* [Stated problem]
Repeat the material below word for word and leave out all pictures.

* [Available data]
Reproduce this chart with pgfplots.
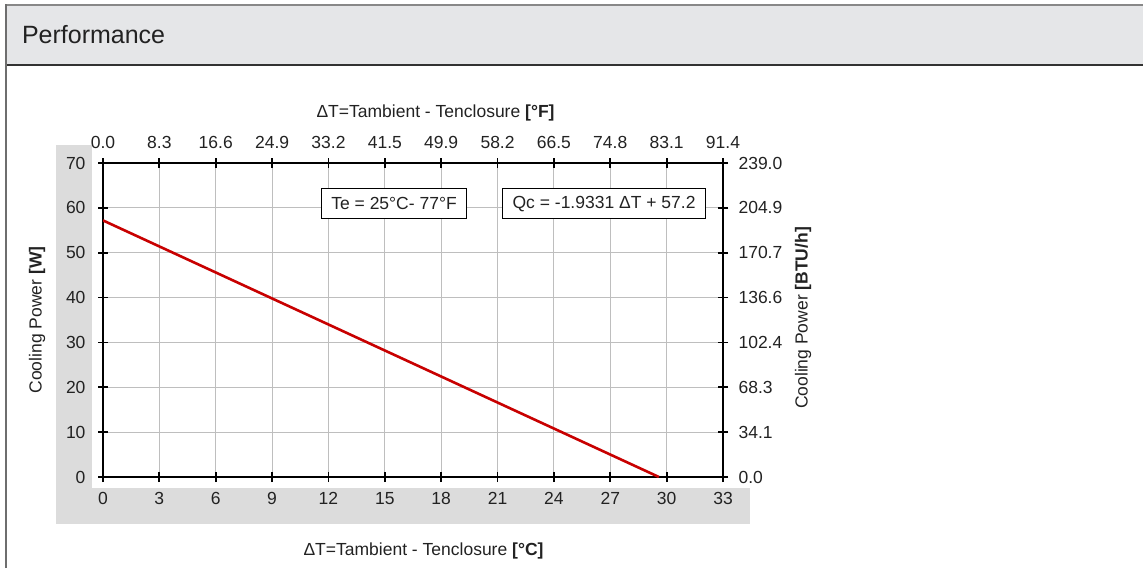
\documentclass[border=0pt]{standalone}
\usepackage{fontspec}
\setmainfont{Liberation Sans}
\usepackage{pgfplots}
\pgfplotsset{compat=1.18}

\definecolor{hdr}{RGB}{229,230,232}
\definecolor{hdrtop}{RGB}{136,136,136}
\definecolor{hdrline}{RGB}{50,50,50}
\definecolor{frame}{RGB}{110,110,110}
\definecolor{band}{RGB}{220,220,220}
\definecolor{gridc}{RGB}{190,190,190}
\definecolor{txt}{RGB}{34,34,34}
\definecolor{redc}{RGB}{200,0,0}

\newcommand{\tickfont}{\fontsize{17.5}{21}\selectfont}
\newcommand{\labfont}{\fontsize{17.5}{21}\selectfont}

\pgfplotsset{
  perf/.style={
    scale only axis, width=620pt, height=314pt,
    at={(103pt,91pt)}, anchor=south west,
    xmin=0, xmax=33, ymin=0, ymax=70,
    xtick={0,3,...,33}, ytick={0,10,...,70},
    axis line style={black, line width=1.8pt},
    major tick length=10pt, tick align=center,
    tick style={black, line width=1.8pt},
    tick label style={font=\tickfont, text=txt},
    /pgf/number format/assume math mode=true,
  }
}

\begin{document}
\begin{tikzpicture}[x=1pt,y=1pt]
\useasboundingbox (0,0) rectangle (1143,568);

% panel header
\fill[hdr] (6,503) rectangle (1143,563);
\draw[hdrtop, line width=2pt] (6,563) -- (1143,563);
\draw[hdrline, line width=1.2pt] (6,503) -- (1143,503);
\draw[frame, line width=1.2pt] (6,0) -- (6,564);
\node[anchor=west, font=\fontsize{25}{30}\selectfont, text=txt] at (18.5,533) {Performance};

% grey band behind the tick labels
\fill[band] (56,44) rectangle (750,423);
\fill[white] (92,80) rectangle (750,424);

\begin{axis}[perf,
    axis x line*=bottom, axis y line*=left,
    xticklabel style={yshift=-7pt},
    yticklabel style={xshift=-9pt},
    grid=major, major grid style={gridc, line width=1pt},
  ]
  \addplot[draw=redc, line width=2.6pt] coordinates {(0,57.2) (29.59,0)};
  \node[draw=black, line width=0.8pt, fill=white, font=\tickfont, text=txt,
        inner xsep=10pt, minimum height=30pt] at (axis cs:15.49,60.9) {Te = 25°C- 77°F};
  \node[draw=black, line width=0.8pt, fill=white, font=\tickfont, text=txt,
        inner xsep=10pt, minimum height=30pt] at (axis cs:26.67,60.9) {Qc = -1.9331 ΔT + 57.2};
\end{axis}

\begin{axis}[perf,
    axis x line*=top, axis y line*=right,
    xticklabel style={yshift=6pt},
    yticklabel style={xshift=7pt},
    xticklabels={0.0,8.3,16.6,24.9,33.2,41.5,49.9,58.2,66.5,74.8,83.1,91.4},
    yticklabels={0.0,34.1,68.3,102.4,136.6,170.7,204.9,239.0},
  ]
\end{axis}

% axis titles
\node[anchor=west, font=\labfont, text=txt] at (313,455) {ΔT=Tambient - Tenclosure \textbf{[°F]}};
\node[anchor=west, font=\labfont, text=txt] at (300,17) {ΔT=Tambient - Tenclosure \textbf{[°C]}};
\node[rotate=90, font=\labfont, text=txt] at (37,248) {Cooling Power \textbf{[W]}};
\node[rotate=90, font=\labfont, text=txt] at (803,250) {Cooling Power \textbf{[BTU/h]}};
\end{tikzpicture}
\end{document}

* [Right answer]
Reproduce this chart with pgfplots.
\documentclass[border=0pt]{standalone}
\usepackage{fontspec}
\setmainfont{Liberation Sans}
\usepackage{pgfplots}
\pgfplotsset{compat=1.18}

\definecolor{hdr}{RGB}{229,230,232}
\definecolor{hdrtop}{RGB}{136,136,136}
\definecolor{hdrline}{RGB}{50,50,50}
\definecolor{frame}{RGB}{110,110,110}
\definecolor{band}{RGB}{220,220,220}
\definecolor{gridc}{RGB}{190,190,190}
\definecolor{txt}{RGB}{34,34,34}
\definecolor{redc}{RGB}{200,0,0}

\newcommand{\tickfont}{\fontsize{17.5}{21}\selectfont}
\newcommand{\labfont}{\fontsize{17.5}{21}\selectfont}

\pgfplotsset{
  perf/.style={
    scale only axis, width=620pt, height=314pt,
    at={(103pt,91pt)}, anchor=south west,
    xmin=0, xmax=33, ymin=0, ymax=70,
    xtick={0,3,...,33}, ytick={0,10,...,70},
    axis line style={black, line width=1.8pt},
    major tick length=10pt, tick align=center,
    tick style={black, line width=1.8pt},
    tick label style={font=\tickfont, text=txt},
    /pgf/number format/assume math mode=true,
  }
}

\begin{document}
\begin{tikzpicture}[x=1pt,y=1pt]
\useasboundingbox (0,0) rectangle (1143,568);

% panel header
\fill[hdr] (6,503) rectangle (1143,563);
\draw[hdrtop, line width=2pt] (6,563) -- (1143,563);
\draw[hdrline, line width=1.2pt] (6,503) -- (1143,503);
\draw[frame, line width=1.2pt] (6,0) -- (6,564);
\node[anchor=west, font=\fontsize{25}{30}\selectfont, text=txt] at (18.5,533) {Performance};

% grey band behind the tick labels
\fill[band] (56,44) rectangle (750,423);
\fill[white] (92,80) rectangle (750,424);

\begin{axis}[perf,
    axis x line*=bottom, axis y line*=left,
    xticklabel style={yshift=-7pt},
    yticklabel style={xshift=-9pt},
    grid=major, major grid style={gridc, line width=1pt},
  ]
  \addplot[draw=redc, line width=2.6pt] coordinates {(0,57.2) (29.59,0)};
  \node[draw=black, line width=0.8pt, fill=white, font=\tickfont, text=txt,
        inner xsep=10pt, minimum height=30pt] at (axis cs:15.49,60.9) {Te = 25°C- 77°F};
  \node[draw=black, line width=0.8pt, fill=white, font=\tickfont, text=txt,
        inner xsep=10pt, minimum height=30pt] at (axis cs:26.67,60.9) {Qc = -1.9331 ΔT + 57.2};
\end{axis}

\begin{axis}[perf,
    axis x line*=top, axis y line*=right,
    xticklabel style={yshift=6pt},
    yticklabel style={xshift=7pt},
    xticklabels={0.0,8.3,16.6,24.9,33.2,41.5,49.9,58.2,66.5,74.8,83.1,91.4},
    yticklabels={0.0,34.1,68.3,102.4,136.6,170.7,204.9,239.0},
  ]
\end{axis}

% axis titles
\node[anchor=west, font=\labfont, text=txt] at (313,455) {ΔT=Tambient - Tenclosure \textbf{[°F]}};
\node[anchor=west, font=\labfont, text=txt] at (300,17) {ΔT=Tambient - Tenclosure \textbf{[°C]}};
\node[rotate=90, font=\labfont, text=txt] at (37,248) {Cooling Power \textbf{[W]}};
\node[rotate=90, font=\labfont, text=txt] at (803,250) {Cooling Power \textbf{[BTU/h]}};
\end{tikzpicture}
\end{document}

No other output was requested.